> **TO DO**
Which lines in the material below contain the word "React"? Copy each of them.

> **DATA LINES**
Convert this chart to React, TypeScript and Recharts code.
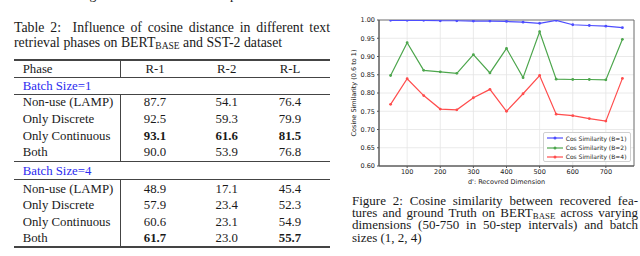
import React from "react";
import { LineChart, Line, XAxis, YAxis, CartesianGrid, Legend, ReferenceArea, Label } from "recharts";

// figure data: cosine similarity vs recovered dimension d'
const dims = [50, 100, 150, 200, 250, 300, 350, 400, 450, 500, 550, 600, 650, 700, 750];
const cosB1 = [0.999, 0.999, 0.999, 0.998, 0.998, 0.997, 0.997, 0.996, 0.994, 0.991, 0.999, 0.987, 0.985, 0.983, 0.979];
const cosB2 = [0.848, 0.938, 0.862, 0.858, 0.854, 0.905, 0.855, 0.922, 0.842, 0.968, 0.838, 0.837, 0.837, 0.836, 0.947];
const cosB4 = [0.769, 0.839, 0.793, 0.756, 0.754, 0.787, 0.81, 0.75, 0.798, 0.848, 0.742, 0.738, 0.73, 0.723, 0.84];
const xTicks = [100, 200, 300, 400, 500, 600, 700];
const yTicks = [0.6, 0.65, 0.7, 0.75, 0.8, 0.85, 0.9, 0.95, 1.0];

// table data
const phases = ["Non-use (LAMP)", "Only Discrete", "Only Continuous", "Both"];
const bs1R1 = ["87.7", "92.5", "93.1", "90.0"];
const bs1R2 = ["54.1", "59.3", "61.6", "53.9"];
const bs1RL = ["76.4", "79.9", "81.5", "76.8"];
const bs4R1 = ["48.9", "57.9", "60.6", "61.7"];
const bs4R2 = ["17.1", "23.4", "23.1", "23.0"];
const bs4RL = ["45.4", "52.3", "54.9", "55.7"];
const bs1Bold = [[false, false, false], [false, false, false], [true, true, true], [false, false, false]];
const bs4Bold = [[false, false, false], [false, false, false], [false, false, false], [true, false, true]];

const chartData = dims.map((d, i) => ({ dim: d, b1: cosB1[i], b2: cosB2[i], b4: cosB4[i] }));

const serif = "'Liberation Serif', 'Times New Roman', serif";
const ink = "#1a1a1a";

function LegendBox({ payload }: any) {
  return (
    <div style={{ border: "1px solid #d0d0d0", borderRadius: 2, background: "#fff", padding: "1px 3px", boxSizing: "border-box", width: 88, height: 30 }}>
      {(payload || []).map((p: any) => (
        <div key={p.value} style={{ display: "flex", alignItems: "center", height: 9.3, fontSize: 6, color: "#222" }}>
          <svg width={16} height={6} style={{ marginRight: 3 }}>
            <line x1={0} y1={3} x2={16} y2={3} stroke={p.color} strokeWidth={1.2} />
            <circle cx={8} cy={3} r={1.5} fill={p.color} />
          </svg>
          <span>{p.value}</span>
        </div>
      ))}
    </div>
  );
}

function Row({ y, children }: { y: number; children: React.ReactNode }) {
  return (
    <div style={{ position: "absolute", left: 0, top: y - 8, height: 16, lineHeight: "16px", width: 340 }}>{children}</div>
  );
}

function Cell({ x, text, bold, center = true }: { x: number; text: string; bold?: boolean; center?: boolean }) {
  return (
    <span style={{ position: "absolute", left: center ? x - 30 : x, width: center ? 60 : 120, textAlign: center ? "center" : "left", fontWeight: bold ? "bold" : "normal" }}>
      {text}
    </span>
  );
}

function HRule({ y, w = 1 }: { y: number; w?: number }) {
  return <div style={{ position: "absolute", left: 14, width: 316, top: y - w / 2, height: w, background: "#444" }} />;
}

function VRule({ y1, y2 }: { y1: number; y2: number }) {
  return <div style={{ position: "absolute", left: 120.3, width: 0.9, top: y1, height: y2 - y1, background: "#444" }} />;
}

const colX = [155, 226.7, 290];
const rows1Y = [102, 118.5, 135.5, 152.3];
const rows4Y = [188.5, 205, 221.5, 238];

export default function App() {
  const justify: React.CSSProperties = { textAlign: "justify", textAlignLast: "justify", whiteSpace: "nowrap" };
  return (
    <div style={{ position: "absolute", left: 0, top: 0, width: 640, height: 256, overflow: "hidden", background: "#fff", color: ink, fontFamily: serif }}>
      {/* cut-off line of body text above */}
      <div style={{ position: "absolute", left: -14, top: -13.5, fontSize: 13.5, lineHeight: "16px", width: 345 }}>
        for various ε′ settings to enhance their attack performance.
      </div>

      {/* table caption */}
      <div style={{ position: "absolute", left: 14, top: 20, width: 316, fontSize: 13.8, lineHeight: "15.3px" }}>
        <div style={justify}>Table 2:&nbsp; Influence of cosine distance in different text</div>
        <div>retrieval phases on BERT<sub style={{ fontSize: 9.5, verticalAlign: "-2px", lineHeight: 0 }}>BASE</sub> and SST-2 dataset</div>
      </div>

      {/* table */}
      <div style={{ position: "absolute", left: 0, top: 0, width: 340, height: 256, fontSize: 12.8 }}>
        <HRule y={60} w={1.3} />
        <HRule y={77} w={0.9} />
        <HRule y={94.3} w={0.9} />
        <HRule y={161.3} w={0.9} />
        <HRule y={179.7} w={0.9} />
        <HRule y={247} w={1.3} />
        <VRule y1={60} y2={77} />
        <VRule y1={94.3} y2={161.3} />
        <VRule y1={179.7} y2={247} />
        <Row y={68.5}>
          <Cell x={22.7} text="Phase" center={false} />
          <Cell x={colX[0]} text="R-1" />
          <Cell x={colX[1]} text="R-2" />
          <Cell x={colX[2]} text="R-L" />
        </Row>
        <Row y={85.5}>
          <span style={{ position: "absolute", left: 22.7, color: "#2b2bf0" }}>Batch Size=1</span>
        </Row>
        {phases.map((p, i) => (
          <Row key={"a" + p} y={rows1Y[i]}>
            <Cell x={22.7} text={p} center={false} />
            <Cell x={colX[0]} text={bs1R1[i]} bold={bs1Bold[i][0]} />
            <Cell x={colX[1]} text={bs1R2[i]} bold={bs1Bold[i][1]} />
            <Cell x={colX[2]} text={bs1RL[i]} bold={bs1Bold[i][2]} />
          </Row>
        ))}
        <Row y={170.5}>
          <span style={{ position: "absolute", left: 22.7, color: "#2b2bf0" }}>Batch Size=4</span>
        </Row>
        {phases.map((p, i) => (
          <Row key={"b" + p} y={rows4Y[i]}>
            <Cell x={22.7} text={p} center={false} />
            <Cell x={colX[0]} text={bs4R1[i]} bold={bs4Bold[i][0]} />
            <Cell x={colX[1]} text={bs4R2[i]} bold={bs4Bold[i][1]} />
            <Cell x={colX[2]} text={bs4RL[i]} bold={bs4Bold[i][2]} />
          </Row>
        ))}
      </div>

      {/* figure */}
      <div style={{ position: "absolute", left: 330, top: 0, fontFamily: "'DejaVu Sans', sans-serif" }}>
        <LineChart width={310} height={190} data={chartData} margin={{ top: 20, right: 6, bottom: 0, left: 0 }}>
          <CartesianGrid stroke="#e4e4e4" strokeWidth={0.8} />
          <XAxis
            dataKey="dim"
            type="number"
            domain={[15, 785]}
            ticks={xTicks}
            interval={0}
            height={24}
            tickSize={2}
            tickMargin={1}
            tick={{ fontSize: 6.5, fill: "#222" }}
            axisLine={{ stroke: "#555" }}
            tickLine={{ stroke: "#555" }}
          >
            <Label value="d': Recovred Dimension" position="insideBottom" offset={6} fontSize={6.5} fill="#222" />
          </XAxis>
          <YAxis
            type="number"
            domain={[0.6, 1.0]}
            ticks={yTicks}
            interval={0}
            width={49}
            tickSize={2}
            tickMargin={2}
            tickFormatter={(v: number) => v.toFixed(2)}
            tick={{ fontSize: 6.5, fill: "#222" }}
            axisLine={{ stroke: "#555" }}
            tickLine={{ stroke: "#555" }}
            allowDataOverflow
          >
            <Label value="Cosine Similarity (0.6 to 1)" angle={-90} position="insideLeft" offset={24} fontSize={6.5} fill="#222" style={{ textAnchor: "middle" }} />
          </YAxis>
          <ReferenceArea x1={15} x2={785} y1={0.6} y2={1.0} fill="none" stroke="#666" strokeWidth={0.9} />
          <Line type="linear" dataKey="b1" name="Cos Similarity (B=1)" stroke="#4d4dff" strokeWidth={1.2} dot={{ r: 1.4, fill: "#4d4dff", strokeWidth: 0 }} activeDot={false} isAnimationActive={false} />
          <Line type="linear" dataKey="b2" name="Cos Similarity (B=2)" stroke="#4da64d" strokeWidth={1.2} dot={{ r: 1.4, fill: "#4da64d", strokeWidth: 0 }} activeDot={false} isAnimationActive={false} />
          <Line type="linear" dataKey="b4" name="Cos Similarity (B=4)" stroke="#ff4d4d" strokeWidth={1.2} dot={{ r: 1.4, fill: "#ff4d4d", strokeWidth: 0 }} activeDot={false} isAnimationActive={false} />
          <Legend
            layout="horizontal"
            verticalAlign="middle"
            align="center"
            content={<LegendBox />}
            wrapperStyle={{ left: 212.7, top: 131.7, width: 88, height: 30 }}
          />
        </LineChart>
      </div>

      {/* figure caption */}
      <div style={{ position: "absolute", left: 352, top: 194.9, width: 286, fontSize: 13, lineHeight: "12.2px" }}>
        <div style={justify}>Figure 2: Cosine similarity between recovered fea-</div>
        <div style={justify}>
          tures and ground Truth on BERT<sub style={{ fontSize: 8.8, verticalAlign: "-2px", lineHeight: 0 }}>BASE</sub> across varying
        </div>
        <div style={justify}>dimensions (50-750 in 50-step intervals) and batch</div>
        <div>sizes (1, 2, 4)</div>
      </div>
    </div>
  );
}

> **RESPONSE TO THIS EXERCISE**
Convert this chart to React, TypeScript and Recharts code.
import React from "react";
function Row({ y, children }: { y: number; children: React.ReactNode }) {
  const justify: React.CSSProperties = { textAlign: "justify", textAlignLast: "justify", whiteSpace: "nowrap" };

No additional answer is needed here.